THE TASK >> Repeat, exactly and completely, the material that follows. Omit the pictures.

::::

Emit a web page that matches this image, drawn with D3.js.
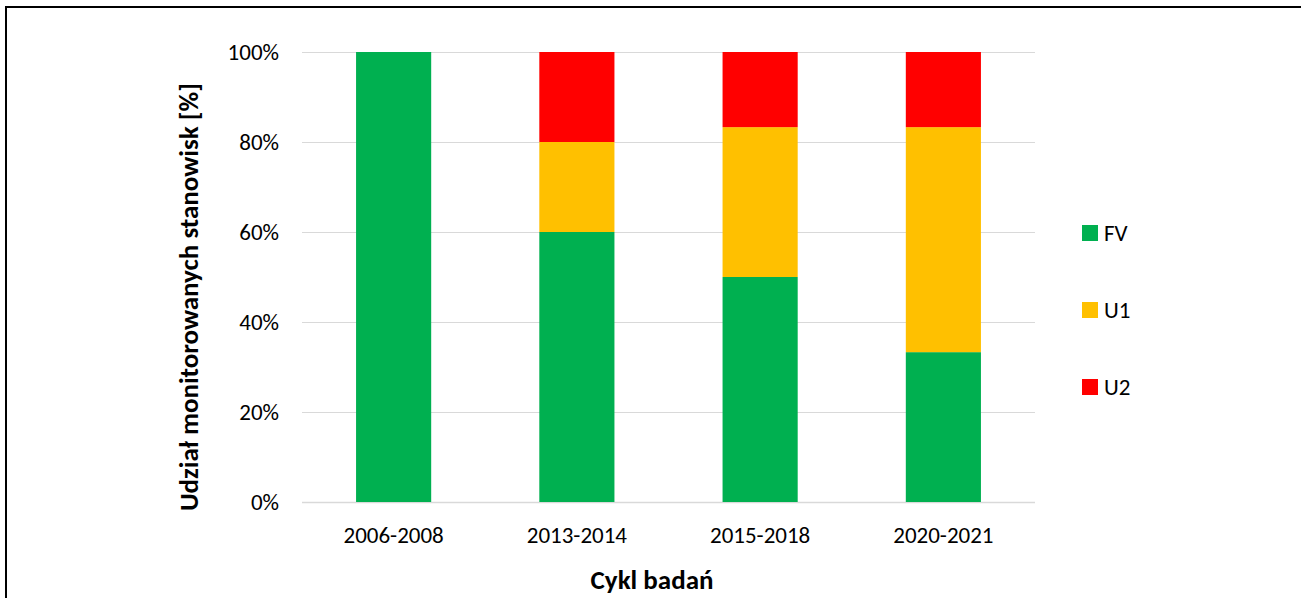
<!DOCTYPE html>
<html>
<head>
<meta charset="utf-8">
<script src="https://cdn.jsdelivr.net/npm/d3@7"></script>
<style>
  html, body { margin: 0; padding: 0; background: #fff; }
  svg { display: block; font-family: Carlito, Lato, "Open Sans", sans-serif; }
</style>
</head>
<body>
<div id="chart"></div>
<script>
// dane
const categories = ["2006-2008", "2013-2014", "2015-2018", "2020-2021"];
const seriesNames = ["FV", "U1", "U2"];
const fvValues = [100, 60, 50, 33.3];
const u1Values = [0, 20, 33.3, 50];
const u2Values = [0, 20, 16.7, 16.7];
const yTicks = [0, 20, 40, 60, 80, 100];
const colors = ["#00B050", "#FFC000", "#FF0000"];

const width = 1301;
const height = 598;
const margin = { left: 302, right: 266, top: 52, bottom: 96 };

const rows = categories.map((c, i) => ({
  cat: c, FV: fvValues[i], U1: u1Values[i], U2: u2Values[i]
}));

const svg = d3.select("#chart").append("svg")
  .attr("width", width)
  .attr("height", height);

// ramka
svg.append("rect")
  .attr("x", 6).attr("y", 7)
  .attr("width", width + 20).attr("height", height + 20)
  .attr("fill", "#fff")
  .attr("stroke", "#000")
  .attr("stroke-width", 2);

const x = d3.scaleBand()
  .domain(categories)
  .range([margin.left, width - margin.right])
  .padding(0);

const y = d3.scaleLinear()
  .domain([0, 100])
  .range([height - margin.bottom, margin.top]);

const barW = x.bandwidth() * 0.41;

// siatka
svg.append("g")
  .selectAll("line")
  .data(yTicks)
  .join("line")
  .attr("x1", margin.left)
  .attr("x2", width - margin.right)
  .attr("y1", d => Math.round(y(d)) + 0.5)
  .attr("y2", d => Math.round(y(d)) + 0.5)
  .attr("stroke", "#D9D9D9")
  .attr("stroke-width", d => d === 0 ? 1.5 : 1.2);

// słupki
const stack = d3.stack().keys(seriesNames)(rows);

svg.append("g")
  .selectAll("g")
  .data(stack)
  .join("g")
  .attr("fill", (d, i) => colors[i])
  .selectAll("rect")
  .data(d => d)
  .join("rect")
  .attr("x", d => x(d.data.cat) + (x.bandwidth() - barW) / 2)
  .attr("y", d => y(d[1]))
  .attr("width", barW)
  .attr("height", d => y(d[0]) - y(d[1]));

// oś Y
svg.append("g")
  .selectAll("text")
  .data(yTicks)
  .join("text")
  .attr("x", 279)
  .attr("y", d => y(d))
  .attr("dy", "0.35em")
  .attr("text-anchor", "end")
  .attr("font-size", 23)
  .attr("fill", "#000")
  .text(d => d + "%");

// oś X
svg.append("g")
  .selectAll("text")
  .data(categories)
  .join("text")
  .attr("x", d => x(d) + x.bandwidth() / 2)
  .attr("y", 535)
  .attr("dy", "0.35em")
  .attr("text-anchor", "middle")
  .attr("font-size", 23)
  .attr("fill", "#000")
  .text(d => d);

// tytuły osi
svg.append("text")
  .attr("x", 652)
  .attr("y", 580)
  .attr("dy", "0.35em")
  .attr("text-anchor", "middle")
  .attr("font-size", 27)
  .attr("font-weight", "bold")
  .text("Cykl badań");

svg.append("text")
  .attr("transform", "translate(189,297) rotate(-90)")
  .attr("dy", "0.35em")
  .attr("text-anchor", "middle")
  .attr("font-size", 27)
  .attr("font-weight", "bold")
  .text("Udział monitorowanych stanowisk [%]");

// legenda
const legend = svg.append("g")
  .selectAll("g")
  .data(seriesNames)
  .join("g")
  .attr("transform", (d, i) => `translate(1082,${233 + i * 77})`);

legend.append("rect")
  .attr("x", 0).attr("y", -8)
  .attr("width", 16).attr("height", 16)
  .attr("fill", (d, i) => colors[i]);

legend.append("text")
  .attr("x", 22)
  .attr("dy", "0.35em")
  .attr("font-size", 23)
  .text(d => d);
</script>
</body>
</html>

::::

FINISHED TASK >>
Emit a web page that matches this image, drawn with D3.js.
<!DOCTYPE html>
<html>
<head>
<meta charset="utf-8">
<script src="https://cdn.jsdelivr.net/npm/d3@7"></script>
<style>
  html, body { margin: 0; padding: 0; background: #fff; }
  svg { display: block; font-family: Carlito, Lato, "Open Sans", sans-serif; }
</style>
</head>
<body>
<div id="chart"></div>
<script>
// dane
const categories = ["2006-2008", "2013-2014", "2015-2018", "2020-2021"];
const seriesNames = ["FV", "U1", "U2"];
const fvValues = [100, 60, 50, 33.3];
const u1Values = [0, 20, 33.3, 50];
const u2Values = [0, 20, 16.7, 16.7];
const yTicks = [0, 20, 40, 60, 80, 100];
const colors = ["#00B050", "#FFC000", "#FF0000"];

const width = 1301;
const height = 598;
const margin = { left: 302, right: 266, top: 52, bottom: 96 };

const rows = categories.map((c, i) => ({
  cat: c, FV: fvValues[i], U1: u1Values[i], U2: u2Values[i]
}));

const svg = d3.select("#chart").append("svg")
  .attr("width", width)
  .attr("height", height);

// ramka
svg.append("rect")
  .attr("x", 6).attr("y", 7)
  .attr("width", width + 20).attr("height", height + 20)
  .attr("fill", "#fff")
  .attr("stroke", "#000")
  .attr("stroke-width", 2);

const x = d3.scaleBand()
  .domain(categories)
  .range([margin.left, width - margin.right])
  .padding(0);

const y = d3.scaleLinear()
  .domain([0, 100])
  .range([height - margin.bottom, margin.top]);

const barW = x.bandwidth() * 0.41;

// siatka
svg.append("g")
  .selectAll("line")
  .data(yTicks)
  .join("line")
  .attr("x1", margin.left)
  .attr("x2", width - margin.right)
  .attr("y1", d => Math.round(y(d)) + 0.5)
  .attr("y2", d => Math.round(y(d)) + 0.5)
  .attr("stroke", "#D9D9D9")
  .attr("stroke-width", d => d === 0 ? 1.5 : 1.2);

// słupki
const stack = d3.stack().keys(seriesNames)(rows);

svg.append("g")
  .selectAll("g")
  .data(stack)
  .join("g")
  .attr("fill", (d, i) => colors[i])
  .selectAll("rect")
  .data(d => d)
  .join("rect")
  .attr("x", d => x(d.data.cat) + (x.bandwidth() - barW) / 2)
  .attr("y", d => y(d[1]))
  .attr("width", barW)
  .attr("height", d => y(d[0]) - y(d[1]));

// oś Y
svg.append("g")
  .selectAll("text")
  .data(yTicks)
  .join("text")
  .attr("x", 279)
  .attr("y", d => y(d))
  .attr("dy", "0.35em")
  .attr("text-anchor", "end")
  .attr("font-size", 23)
  .attr("fill", "#000")
  .text(d => d + "%");

// oś X
svg.append("g")
  .selectAll("text")
  .data(categories)
  .join("text")
  .attr("x", d => x(d) + x.bandwidth() / 2)
  .attr("y", 535)
  .attr("dy", "0.35em")
  .attr("text-anchor", "middle")
  .attr("font-size", 23)
  .attr("fill", "#000")
  .text(d => d);

// tytuły osi
svg.append("text")
  .attr("x", 652)
  .attr("y", 580)
  .attr("dy", "0.35em")
  .attr("text-anchor", "middle")
  .attr("font-size", 27)
  .attr("font-weight", "bold")
  .text("Cykl badań");

svg.append("text")
  .attr("transform", "translate(189,297) rotate(-90)")
  .attr("dy", "0.35em")
  .attr("text-anchor", "middle")
  .attr("font-size", 27)
  .attr("font-weight", "bold")
  .text("Udział monitorowanych stanowisk [%]");

// legenda
const legend = svg.append("g")
  .selectAll("g")
  .data(seriesNames)
  .join("g")
  .attr("transform", (d, i) => `translate(1082,${233 + i * 77})`);

legend.append("rect")
  .attr("x", 0).attr("y", -8)
  .attr("width", 16).attr("height", 16)
  .attr("fill", (d, i) => colors[i]);

legend.append("text")
  .attr("x", 22)
  .attr("dy", "0.35em")
  .attr("font-size", 23)
  .text(d => d);
</script>
</body>
</html>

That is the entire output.